*** Source material

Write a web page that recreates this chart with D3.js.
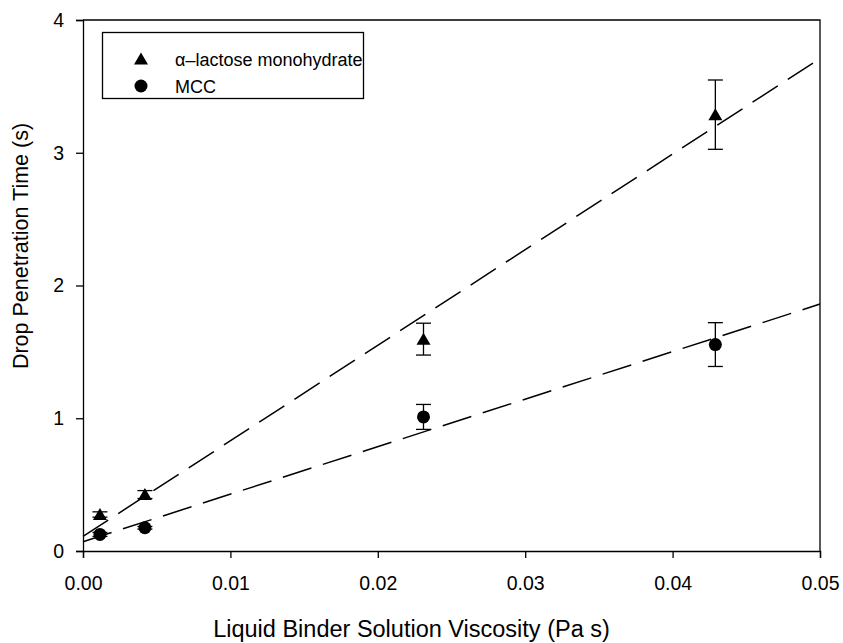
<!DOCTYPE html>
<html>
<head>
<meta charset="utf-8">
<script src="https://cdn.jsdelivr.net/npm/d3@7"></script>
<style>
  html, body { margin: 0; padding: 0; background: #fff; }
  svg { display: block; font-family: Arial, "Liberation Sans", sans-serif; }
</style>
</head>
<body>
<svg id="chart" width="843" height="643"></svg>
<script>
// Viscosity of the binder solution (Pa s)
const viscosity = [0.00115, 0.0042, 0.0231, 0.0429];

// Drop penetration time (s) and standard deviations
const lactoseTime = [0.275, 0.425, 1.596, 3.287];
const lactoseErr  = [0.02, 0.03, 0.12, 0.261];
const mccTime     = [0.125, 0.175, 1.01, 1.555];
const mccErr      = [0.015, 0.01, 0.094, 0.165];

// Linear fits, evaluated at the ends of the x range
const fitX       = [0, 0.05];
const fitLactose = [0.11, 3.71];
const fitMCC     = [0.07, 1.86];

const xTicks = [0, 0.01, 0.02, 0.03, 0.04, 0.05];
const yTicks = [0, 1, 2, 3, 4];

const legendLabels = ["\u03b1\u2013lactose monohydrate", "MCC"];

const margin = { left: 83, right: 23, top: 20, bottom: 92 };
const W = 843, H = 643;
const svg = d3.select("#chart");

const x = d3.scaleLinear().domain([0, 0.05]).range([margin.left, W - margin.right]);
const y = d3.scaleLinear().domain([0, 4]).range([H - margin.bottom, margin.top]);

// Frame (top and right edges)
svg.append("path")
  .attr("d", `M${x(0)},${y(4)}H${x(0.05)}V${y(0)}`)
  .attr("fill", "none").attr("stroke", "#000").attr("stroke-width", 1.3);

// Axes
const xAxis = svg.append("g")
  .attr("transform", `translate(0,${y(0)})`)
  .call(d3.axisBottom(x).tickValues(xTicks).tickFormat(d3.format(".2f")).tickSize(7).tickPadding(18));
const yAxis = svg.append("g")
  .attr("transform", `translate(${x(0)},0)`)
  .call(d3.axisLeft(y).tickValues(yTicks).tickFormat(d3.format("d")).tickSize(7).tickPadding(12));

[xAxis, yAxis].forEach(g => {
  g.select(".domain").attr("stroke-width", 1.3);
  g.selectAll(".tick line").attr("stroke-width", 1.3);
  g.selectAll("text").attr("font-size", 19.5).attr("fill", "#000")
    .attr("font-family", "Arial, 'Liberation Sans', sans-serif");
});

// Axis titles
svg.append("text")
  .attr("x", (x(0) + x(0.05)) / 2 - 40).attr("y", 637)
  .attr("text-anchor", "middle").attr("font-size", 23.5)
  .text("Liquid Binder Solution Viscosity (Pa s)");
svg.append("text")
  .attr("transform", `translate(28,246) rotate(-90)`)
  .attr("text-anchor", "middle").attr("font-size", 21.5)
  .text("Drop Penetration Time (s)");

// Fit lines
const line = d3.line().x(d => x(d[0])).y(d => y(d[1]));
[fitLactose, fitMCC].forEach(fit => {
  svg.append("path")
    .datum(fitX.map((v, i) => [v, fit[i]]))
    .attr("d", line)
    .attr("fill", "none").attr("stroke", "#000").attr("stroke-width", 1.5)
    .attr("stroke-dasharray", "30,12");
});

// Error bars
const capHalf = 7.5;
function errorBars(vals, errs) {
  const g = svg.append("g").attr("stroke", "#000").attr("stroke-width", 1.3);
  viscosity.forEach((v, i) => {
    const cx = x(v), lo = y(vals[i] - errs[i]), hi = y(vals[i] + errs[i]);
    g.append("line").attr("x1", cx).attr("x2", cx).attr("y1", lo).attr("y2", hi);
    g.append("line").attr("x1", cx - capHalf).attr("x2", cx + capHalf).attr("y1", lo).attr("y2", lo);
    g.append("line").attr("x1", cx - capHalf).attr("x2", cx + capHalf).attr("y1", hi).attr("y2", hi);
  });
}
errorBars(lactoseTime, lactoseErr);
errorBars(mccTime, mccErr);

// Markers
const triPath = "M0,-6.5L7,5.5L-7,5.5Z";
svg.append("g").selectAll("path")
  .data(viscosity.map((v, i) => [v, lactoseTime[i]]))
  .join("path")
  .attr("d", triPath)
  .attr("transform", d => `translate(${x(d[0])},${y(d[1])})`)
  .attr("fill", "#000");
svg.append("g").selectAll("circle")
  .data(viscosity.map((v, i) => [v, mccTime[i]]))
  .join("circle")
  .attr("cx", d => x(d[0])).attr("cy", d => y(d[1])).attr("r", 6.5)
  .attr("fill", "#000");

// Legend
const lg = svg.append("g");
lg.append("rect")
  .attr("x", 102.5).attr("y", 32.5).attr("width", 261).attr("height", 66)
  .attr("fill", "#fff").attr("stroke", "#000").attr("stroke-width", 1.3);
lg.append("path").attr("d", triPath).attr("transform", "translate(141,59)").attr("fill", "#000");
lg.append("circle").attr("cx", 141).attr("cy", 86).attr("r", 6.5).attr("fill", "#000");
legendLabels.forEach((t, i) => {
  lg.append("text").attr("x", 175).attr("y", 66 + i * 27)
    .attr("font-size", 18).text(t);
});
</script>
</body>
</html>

******

Exclude every picture and copy the remaining data exactly.

Write a web page that recreates this chart with D3.js.
<!DOCTYPE html>
<html>
<head>
<meta charset="utf-8">
<script src="https://cdn.jsdelivr.net/npm/d3@7"></script>
<style>
  html, body { margin: 0; padding: 0; background: #fff; }
  svg { display: block; font-family: Arial, "Liberation Sans", sans-serif; }
</style>
</head>
<body>
<svg id="chart" width="843" height="643"></svg>
<script>
// Viscosity of the binder solution (Pa s)
const viscosity = [0.00115, 0.0042, 0.0231, 0.0429];

// Drop penetration time (s) and standard deviations
const lactoseTime = [0.275, 0.425, 1.596, 3.287];
const lactoseErr  = [0.02, 0.03, 0.12, 0.261];
const mccTime     = [0.125, 0.175, 1.01, 1.555];
const mccErr      = [0.015, 0.01, 0.094, 0.165];

// Linear fits, evaluated at the ends of the x range
const fitX       = [0, 0.05];
const fitLactose = [0.11, 3.71];
const fitMCC     = [0.07, 1.86];

const xTicks = [0, 0.01, 0.02, 0.03, 0.04, 0.05];
const yTicks = [0, 1, 2, 3, 4];

const legendLabels = ["\u03b1\u2013lactose monohydrate", "MCC"];

const margin = { left: 83, right: 23, top: 20, bottom: 92 };
const W = 843, H = 643;
const svg = d3.select("#chart");

const x = d3.scaleLinear().domain([0, 0.05]).range([margin.left, W - margin.right]);
const y = d3.scaleLinear().domain([0, 4]).range([H - margin.bottom, margin.top]);

// Frame (top and right edges)
svg.append("path")
  .attr("d", `M${x(0)},${y(4)}H${x(0.05)}V${y(0)}`)
  .attr("fill", "none").attr("stroke", "#000").attr("stroke-width", 1.3);

// Axes
const xAxis = svg.append("g")
  .attr("transform", `translate(0,${y(0)})`)
  .call(d3.axisBottom(x).tickValues(xTicks).tickFormat(d3.format(".2f")).tickSize(7).tickPadding(18));
const yAxis = svg.append("g")
  .attr("transform", `translate(${x(0)},0)`)
  .call(d3.axisLeft(y).tickValues(yTicks).tickFormat(d3.format("d")).tickSize(7).tickPadding(12));

[xAxis, yAxis].forEach(g => {
  g.select(".domain").attr("stroke-width", 1.3);
  g.selectAll(".tick line").attr("stroke-width", 1.3);
  g.selectAll("text").attr("font-size", 19.5).attr("fill", "#000")
    .attr("font-family", "Arial, 'Liberation Sans', sans-serif");
});

// Axis titles
svg.append("text")
  .attr("x", (x(0) + x(0.05)) / 2 - 40).attr("y", 637)
  .attr("text-anchor", "middle").attr("font-size", 23.5)
  .text("Liquid Binder Solution Viscosity (Pa s)");
svg.append("text")
  .attr("transform", `translate(28,246) rotate(-90)`)
  .attr("text-anchor", "middle").attr("font-size", 21.5)
  .text("Drop Penetration Time (s)");

// Fit lines
const line = d3.line().x(d => x(d[0])).y(d => y(d[1]));
[fitLactose, fitMCC].forEach(fit => {
  svg.append("path")
    .datum(fitX.map((v, i) => [v, fit[i]]))
    .attr("d", line)
    .attr("fill", "none").attr("stroke", "#000").attr("stroke-width", 1.5)
    .attr("stroke-dasharray", "30,12");
});

// Error bars
const capHalf = 7.5;
function errorBars(vals, errs) {
  const g = svg.append("g").attr("stroke", "#000").attr("stroke-width", 1.3);
  viscosity.forEach((v, i) => {
    const cx = x(v), lo = y(vals[i] - errs[i]), hi = y(vals[i] + errs[i]);
    g.append("line").attr("x1", cx).attr("x2", cx).attr("y1", lo).attr("y2", hi);
    g.append("line").attr("x1", cx - capHalf).attr("x2", cx + capHalf).attr("y1", lo).attr("y2", lo);
    g.append("line").attr("x1", cx - capHalf).attr("x2", cx + capHalf).attr("y1", hi).attr("y2", hi);
  });
}
errorBars(lactoseTime, lactoseErr);
errorBars(mccTime, mccErr);

// Markers
const triPath = "M0,-6.5L7,5.5L-7,5.5Z";
svg.append("g").selectAll("path")
  .data(viscosity.map((v, i) => [v, lactoseTime[i]]))
  .join("path")
  .attr("d", triPath)
  .attr("transform", d => `translate(${x(d[0])},${y(d[1])})`)
  .attr("fill", "#000");
svg.append("g").selectAll("circle")
  .data(viscosity.map((v, i) => [v, mccTime[i]]))
  .join("circle")
  .attr("cx", d => x(d[0])).attr("cy", d => y(d[1])).attr("r", 6.5)
  .attr("fill", "#000");

// Legend
const lg = svg.append("g");
lg.append("rect")
  .attr("x", 102.5).attr("y", 32.5).attr("width", 261).attr("height", 66)
  .attr("fill", "#fff").attr("stroke", "#000").attr("stroke-width", 1.3);
lg.append("path").attr("d", triPath).attr("transform", "translate(141,59)").attr("fill", "#000");
lg.append("circle").attr("cx", 141).attr("cy", 86).attr("r", 6.5).attr("fill", "#000");
legendLabels.forEach((t, i) => {
  lg.append("text").attr("x", 175).attr("y", 66 + i * 27)
    .attr("font-size", 18).text(t);
});
</script>
</body>
</html>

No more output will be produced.